The Government of India has launched a multi-tiered strategy to tackle MMR:

Central Schemes

  • Janani Suraksha Yojana (JSY): A 2005 demand-side intervention providing cash incentives for institutional deliveries.
  • PMMVY & Mission Shakti: Provides ?5,000 for the first child and an additional incentive for the second child if it is a girl, addressing both nutrition and sex ratio.
  • PMSMA (9th of every month): Guarantees free, high-quality antenatal care (ANC) for all pregnant women in their 2nd/3rd trimesters.
  • LaQshya: Focuses specifically on the quality of care in labor rooms and maternity OTs to prevent facility-based infections and complications.

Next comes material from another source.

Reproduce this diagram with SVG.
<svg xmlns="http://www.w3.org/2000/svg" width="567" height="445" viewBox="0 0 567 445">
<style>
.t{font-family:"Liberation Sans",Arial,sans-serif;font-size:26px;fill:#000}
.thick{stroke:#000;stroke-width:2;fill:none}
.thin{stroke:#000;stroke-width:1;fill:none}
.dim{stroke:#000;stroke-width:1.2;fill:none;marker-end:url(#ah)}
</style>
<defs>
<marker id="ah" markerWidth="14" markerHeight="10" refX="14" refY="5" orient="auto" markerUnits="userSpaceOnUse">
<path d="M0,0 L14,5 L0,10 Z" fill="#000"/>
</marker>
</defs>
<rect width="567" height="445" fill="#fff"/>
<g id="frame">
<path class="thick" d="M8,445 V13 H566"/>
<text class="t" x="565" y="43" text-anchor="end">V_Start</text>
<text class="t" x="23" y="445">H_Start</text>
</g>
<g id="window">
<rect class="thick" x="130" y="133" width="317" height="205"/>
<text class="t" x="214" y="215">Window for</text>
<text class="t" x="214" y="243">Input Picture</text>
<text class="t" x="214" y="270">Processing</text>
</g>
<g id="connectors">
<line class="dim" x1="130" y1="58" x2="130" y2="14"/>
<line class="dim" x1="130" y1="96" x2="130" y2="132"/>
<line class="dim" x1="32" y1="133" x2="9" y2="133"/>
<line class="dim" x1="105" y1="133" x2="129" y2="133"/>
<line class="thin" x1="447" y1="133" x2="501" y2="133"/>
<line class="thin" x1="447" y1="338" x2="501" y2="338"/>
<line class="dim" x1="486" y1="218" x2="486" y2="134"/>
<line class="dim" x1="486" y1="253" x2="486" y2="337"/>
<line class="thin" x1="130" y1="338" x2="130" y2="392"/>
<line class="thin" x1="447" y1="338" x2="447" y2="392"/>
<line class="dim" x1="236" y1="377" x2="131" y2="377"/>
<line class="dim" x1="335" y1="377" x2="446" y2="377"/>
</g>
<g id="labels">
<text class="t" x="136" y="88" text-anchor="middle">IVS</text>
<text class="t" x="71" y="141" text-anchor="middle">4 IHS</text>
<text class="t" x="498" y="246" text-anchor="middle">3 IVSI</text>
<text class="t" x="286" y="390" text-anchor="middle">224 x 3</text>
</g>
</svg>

State-Level Best Practices

  • Tamil Nadu’s Referral Model: A gold standard in emergency obstetric care with a seamless ambulance and hospital linkage.
  • Madhya Pradesh’s ‘Dastak Abhiyan’: Uses community health workers for early identification of high-risk pregnancies at the doorstep.

The Road to 2030

To reach the SDG target of 70 per 1,00,000, India must shift focus from "quantity" (number of deliveries) to "quality of care."

  • Specialist Training: Expanding programs like LSAS (Anesthesia) and EmOC (Obstetric skills) for MBBS doctors to fill the gap of specialists in rural CHCs.
  • Digital Tracking: Scaling the Reproductive and Child Health (RCH) portal for name-based tracking of every pregnant woman.
  • Audit & Accountability: Strengthening Maternal Death Surveillance Reviews (MDSR) to identify why a death occurred and taking corrective local action.

The goal is to ensure that no woman loses her life while bringing another into the world—transforming maternal health from a privilege into a guaranteed right.